■ **Task directions**
Copy each line of the listing below exactly.

-------------------------

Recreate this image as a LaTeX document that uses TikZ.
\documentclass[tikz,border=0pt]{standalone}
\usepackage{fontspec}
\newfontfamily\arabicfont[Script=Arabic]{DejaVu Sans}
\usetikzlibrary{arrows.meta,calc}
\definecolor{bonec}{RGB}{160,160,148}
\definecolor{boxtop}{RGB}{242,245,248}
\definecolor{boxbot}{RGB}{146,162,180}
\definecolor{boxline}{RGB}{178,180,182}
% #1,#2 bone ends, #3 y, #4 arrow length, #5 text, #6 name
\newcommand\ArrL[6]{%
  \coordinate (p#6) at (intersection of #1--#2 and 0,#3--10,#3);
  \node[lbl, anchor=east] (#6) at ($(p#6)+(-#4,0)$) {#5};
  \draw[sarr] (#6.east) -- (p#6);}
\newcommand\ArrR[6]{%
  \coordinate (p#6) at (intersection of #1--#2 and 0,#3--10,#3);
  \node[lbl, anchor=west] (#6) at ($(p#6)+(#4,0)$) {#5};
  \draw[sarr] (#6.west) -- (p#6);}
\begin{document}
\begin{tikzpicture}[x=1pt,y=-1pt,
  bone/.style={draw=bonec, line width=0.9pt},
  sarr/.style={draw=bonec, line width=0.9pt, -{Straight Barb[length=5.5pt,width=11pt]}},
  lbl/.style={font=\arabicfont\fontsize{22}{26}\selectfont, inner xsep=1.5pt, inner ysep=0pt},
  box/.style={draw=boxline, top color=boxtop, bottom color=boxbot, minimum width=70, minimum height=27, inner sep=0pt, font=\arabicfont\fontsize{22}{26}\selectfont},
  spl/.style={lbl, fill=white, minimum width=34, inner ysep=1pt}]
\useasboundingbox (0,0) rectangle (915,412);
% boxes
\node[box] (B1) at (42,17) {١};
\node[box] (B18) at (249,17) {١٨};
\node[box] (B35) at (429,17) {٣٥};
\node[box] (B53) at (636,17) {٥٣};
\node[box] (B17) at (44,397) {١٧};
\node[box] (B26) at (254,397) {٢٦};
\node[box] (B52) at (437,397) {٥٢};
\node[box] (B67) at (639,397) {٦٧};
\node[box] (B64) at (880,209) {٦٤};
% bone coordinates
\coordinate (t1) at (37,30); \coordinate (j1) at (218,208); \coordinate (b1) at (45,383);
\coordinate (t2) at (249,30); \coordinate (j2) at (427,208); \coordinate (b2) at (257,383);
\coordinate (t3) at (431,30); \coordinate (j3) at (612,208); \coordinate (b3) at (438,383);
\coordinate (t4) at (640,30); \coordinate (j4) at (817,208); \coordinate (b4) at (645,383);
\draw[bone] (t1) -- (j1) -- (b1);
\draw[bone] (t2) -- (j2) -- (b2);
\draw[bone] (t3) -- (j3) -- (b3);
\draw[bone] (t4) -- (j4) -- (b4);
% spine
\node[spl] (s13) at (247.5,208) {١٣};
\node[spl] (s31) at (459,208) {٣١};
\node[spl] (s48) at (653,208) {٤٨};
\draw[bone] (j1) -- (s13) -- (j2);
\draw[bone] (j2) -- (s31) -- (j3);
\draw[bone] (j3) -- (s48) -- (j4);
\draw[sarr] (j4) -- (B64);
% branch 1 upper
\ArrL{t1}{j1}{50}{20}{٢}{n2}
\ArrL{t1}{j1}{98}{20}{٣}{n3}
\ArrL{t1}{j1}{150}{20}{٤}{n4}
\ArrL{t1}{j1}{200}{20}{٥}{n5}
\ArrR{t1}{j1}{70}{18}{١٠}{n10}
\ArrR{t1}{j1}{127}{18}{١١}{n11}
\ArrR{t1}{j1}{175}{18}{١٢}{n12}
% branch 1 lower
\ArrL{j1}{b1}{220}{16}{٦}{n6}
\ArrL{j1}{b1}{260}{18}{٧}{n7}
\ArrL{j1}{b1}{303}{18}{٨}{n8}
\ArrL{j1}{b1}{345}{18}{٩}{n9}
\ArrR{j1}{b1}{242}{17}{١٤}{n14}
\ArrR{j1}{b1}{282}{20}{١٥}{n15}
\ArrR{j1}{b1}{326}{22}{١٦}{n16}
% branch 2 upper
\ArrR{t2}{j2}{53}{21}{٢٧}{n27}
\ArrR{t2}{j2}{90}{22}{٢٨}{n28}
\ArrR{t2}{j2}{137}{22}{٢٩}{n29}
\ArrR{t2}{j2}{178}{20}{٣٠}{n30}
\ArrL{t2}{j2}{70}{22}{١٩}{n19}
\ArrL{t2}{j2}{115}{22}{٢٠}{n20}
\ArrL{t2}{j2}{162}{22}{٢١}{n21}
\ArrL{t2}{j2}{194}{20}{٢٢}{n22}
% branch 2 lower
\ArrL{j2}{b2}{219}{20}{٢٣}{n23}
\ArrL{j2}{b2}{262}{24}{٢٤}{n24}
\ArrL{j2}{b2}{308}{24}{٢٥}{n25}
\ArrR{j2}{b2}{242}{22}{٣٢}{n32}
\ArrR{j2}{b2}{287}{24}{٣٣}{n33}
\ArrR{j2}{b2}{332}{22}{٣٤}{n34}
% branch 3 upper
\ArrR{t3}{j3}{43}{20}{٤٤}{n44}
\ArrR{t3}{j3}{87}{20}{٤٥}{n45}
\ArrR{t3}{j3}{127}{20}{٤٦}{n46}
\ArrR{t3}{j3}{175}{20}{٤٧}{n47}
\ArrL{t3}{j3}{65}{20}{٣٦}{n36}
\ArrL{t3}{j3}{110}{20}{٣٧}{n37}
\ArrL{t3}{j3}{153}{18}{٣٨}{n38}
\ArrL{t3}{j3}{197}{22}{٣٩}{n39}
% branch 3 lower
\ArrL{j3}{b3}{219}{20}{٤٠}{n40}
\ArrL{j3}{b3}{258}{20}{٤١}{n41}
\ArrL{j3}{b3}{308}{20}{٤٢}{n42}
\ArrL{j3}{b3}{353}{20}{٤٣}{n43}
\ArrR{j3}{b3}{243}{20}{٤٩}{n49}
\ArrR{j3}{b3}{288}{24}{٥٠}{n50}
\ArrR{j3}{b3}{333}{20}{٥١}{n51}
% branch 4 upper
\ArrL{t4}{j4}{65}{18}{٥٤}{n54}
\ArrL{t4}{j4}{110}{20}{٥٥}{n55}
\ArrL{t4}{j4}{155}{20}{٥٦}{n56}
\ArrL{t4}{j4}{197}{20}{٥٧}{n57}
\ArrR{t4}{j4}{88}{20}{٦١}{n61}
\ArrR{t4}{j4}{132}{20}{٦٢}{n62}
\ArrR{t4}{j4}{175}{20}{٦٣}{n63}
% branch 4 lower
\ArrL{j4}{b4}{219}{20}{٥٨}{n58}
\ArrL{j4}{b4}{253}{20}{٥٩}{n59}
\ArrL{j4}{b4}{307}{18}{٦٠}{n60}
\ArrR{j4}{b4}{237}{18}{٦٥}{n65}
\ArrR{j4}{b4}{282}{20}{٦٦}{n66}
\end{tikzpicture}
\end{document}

-------------------------

■ **Output for this exercise**
Recreate this image as a LaTeX document that uses TikZ.
\documentclass[tikz,border=0pt]{standalone}
\usepackage{fontspec}
\newfontfamily\arabicfont[Script=Arabic]{DejaVu Sans}
\usetikzlibrary{arrows.meta,calc}
\definecolor{bonec}{RGB}{160,160,148}
\definecolor{boxtop}{RGB}{242,245,248}
\definecolor{boxbot}{RGB}{146,162,180}
\definecolor{boxline}{RGB}{178,180,182}
% #1,#2 bone ends, #3 y, #4 arrow length, #5 text, #6 name
\newcommand\ArrL[6]{%
  \coordinate (p#6) at (intersection of #1--#2 and 0,#3--10,#3);
  \node[lbl, anchor=east] (#6) at ($(p#6)+(-#4,0)$) {#5};
  \draw[sarr] (#6.east) -- (p#6);}
\newcommand\ArrR[6]{%
  \coordinate (p#6) at (intersection of #1--#2 and 0,#3--10,#3);
  \node[lbl, anchor=west] (#6) at ($(p#6)+(#4,0)$) {#5};
  \draw[sarr] (#6.west) -- (p#6);}
\begin{document}
\begin{tikzpicture}[x=1pt,y=-1pt,
  bone/.style={draw=bonec, line width=0.9pt},
  sarr/.style={draw=bonec, line width=0.9pt, -{Straight Barb[length=5.5pt,width=11pt]}},
  lbl/.style={font=\arabicfont\fontsize{22}{26}\selectfont, inner xsep=1.5pt, inner ysep=0pt},
  box/.style={draw=boxline, top color=boxtop, bottom color=boxbot, minimum width=70, minimum height=27, inner sep=0pt, font=\arabicfont\fontsize{22}{26}\selectfont},
  spl/.style={lbl, fill=white, minimum width=34, inner ysep=1pt}]
\useasboundingbox (0,0) rectangle (915,412);
% boxes
\node[box] (B1) at (42,17) {١};
\node[box] (B18) at (249,17) {١٨};
\node[box] (B35) at (429,17) {٣٥};
\node[box] (B53) at (636,17) {٥٣};
\node[box] (B17) at (44,397) {١٧};
\node[box] (B26) at (254,397) {٢٦};
\node[box] (B52) at (437,397) {٥٢};
\node[box] (B67) at (639,397) {٦٧};
\node[box] (B64) at (880,209) {٦٤};
% bone coordinates
\coordinate (t1) at (37,30); \coordinate (j1) at (218,208); \coordinate (b1) at (45,383);
\coordinate (t2) at (249,30); \coordinate (j2) at (427,208); \coordinate (b2) at (257,383);
\coordinate (t3) at (431,30); \coordinate (j3) at (612,208); \coordinate (b3) at (438,383);
\coordinate (t4) at (640,30); \coordinate (j4) at (817,208); \coordinate (b4) at (645,383);
\draw[bone] (t1) -- (j1) -- (b1);
\draw[bone] (t2) -- (j2) -- (b2);
\draw[bone] (t3) -- (j3) -- (b3);
\draw[bone] (t4) -- (j4) -- (b4);
% spine
\node[spl] (s13) at (247.5,208) {١٣};
\node[spl] (s31) at (459,208) {٣١};
\node[spl] (s48) at (653,208) {٤٨};
\draw[bone] (j1) -- (s13) -- (j2);
\draw[bone] (j2) -- (s31) -- (j3);
\draw[bone] (j3) -- (s48) -- (j4);
\draw[sarr] (j4) -- (B64);
% branch 1 upper
\ArrL{t1}{j1}{50}{20}{٢}{n2}
\ArrL{t1}{j1}{98}{20}{٣}{n3}
\ArrL{t1}{j1}{150}{20}{٤}{n4}
\ArrL{t1}{j1}{200}{20}{٥}{n5}
\ArrR{t1}{j1}{70}{18}{١٠}{n10}
\ArrR{t1}{j1}{127}{18}{١١}{n11}
\ArrR{t1}{j1}{175}{18}{١٢}{n12}
% branch 1 lower
\ArrL{j1}{b1}{220}{16}{٦}{n6}
\ArrL{j1}{b1}{260}{18}{٧}{n7}
\ArrL{j1}{b1}{303}{18}{٨}{n8}
\ArrL{j1}{b1}{345}{18}{٩}{n9}
\ArrR{j1}{b1}{242}{17}{١٤}{n14}
\ArrR{j1}{b1}{282}{20}{١٥}{n15}
\ArrR{j1}{b1}{326}{22}{١٦}{n16}
% branch 2 upper
\ArrR{t2}{j2}{53}{21}{٢٧}{n27}
\ArrR{t2}{j2}{90}{22}{٢٨}{n28}
\ArrR{t2}{j2}{137}{22}{٢٩}{n29}
\ArrR{t2}{j2}{178}{20}{٣٠}{n30}
\ArrL{t2}{j2}{70}{22}{١٩}{n19}
\ArrL{t2}{j2}{115}{22}{٢٠}{n20}
\ArrL{t2}{j2}{162}{22}{٢١}{n21}
\ArrL{t2}{j2}{194}{20}{٢٢}{n22}
% branch 2 lower
\ArrL{j2}{b2}{219}{20}{٢٣}{n23}
\ArrL{j2}{b2}{262}{24}{٢٤}{n24}
\ArrL{j2}{b2}{308}{24}{٢٥}{n25}
\ArrR{j2}{b2}{242}{22}{٣٢}{n32}
\ArrR{j2}{b2}{287}{24}{٣٣}{n33}
\ArrR{j2}{b2}{332}{22}{٣٤}{n34}
% branch 3 upper
\ArrR{t3}{j3}{43}{20}{٤٤}{n44}
\ArrR{t3}{j3}{87}{20}{٤٥}{n45}
\ArrR{t3}{j3}{127}{20}{٤٦}{n46}
\ArrR{t3}{j3}{175}{20}{٤٧}{n47}
\ArrL{t3}{j3}{65}{20}{٣٦}{n36}
\ArrL{t3}{j3}{110}{20}{٣٧}{n37}
\ArrL{t3}{j3}{153}{18}{٣٨}{n38}
\ArrL{t3}{j3}{197}{22}{٣٩}{n39}
% branch 3 lower
\ArrL{j3}{b3}{219}{20}{٤٠}{n40}
\ArrL{j3}{b3}{258}{20}{٤١}{n41}
\ArrL{j3}{b3}{308}{20}{٤٢}{n42}
\ArrL{j3}{b3}{353}{20}{٤٣}{n43}
\ArrR{j3}{b3}{243}{20}{٤٩}{n49}
\ArrR{j3}{b3}{288}{24}{٥٠}{n50}
\ArrR{j3}{b3}{333}{20}{٥١}{n51}
% branch 4 upper
\ArrL{t4}{j4}{65}{18}{٥٤}{n54}
\ArrL{t4}{j4}{110}{20}{٥٥}{n55}
\ArrL{t4}{j4}{155}{20}{٥٦}{n56}
\ArrL{t4}{j4}{197}{20}{٥٧}{n57}
\ArrR{t4}{j4}{88}{20}{٦١}{n61}
\ArrR{t4}{j4}{132}{20}{٦٢}{n62}
\ArrR{t4}{j4}{175}{20}{٦٣}{n63}
% branch 4 lower
\ArrL{j4}{b4}{219}{20}{٥٨}{n58}
\ArrL{j4}{b4}{253}{20}{٥٩}{n59}
\ArrL{j4}{b4}{307}{18}{٦٠}{n60}
\ArrR{j4}{b4}{237}{18}{٦٥}{n65}
\ArrR{j4}{b4}{282}{20}{٦٦}{n66}
\end{tikzpicture}
\end{document}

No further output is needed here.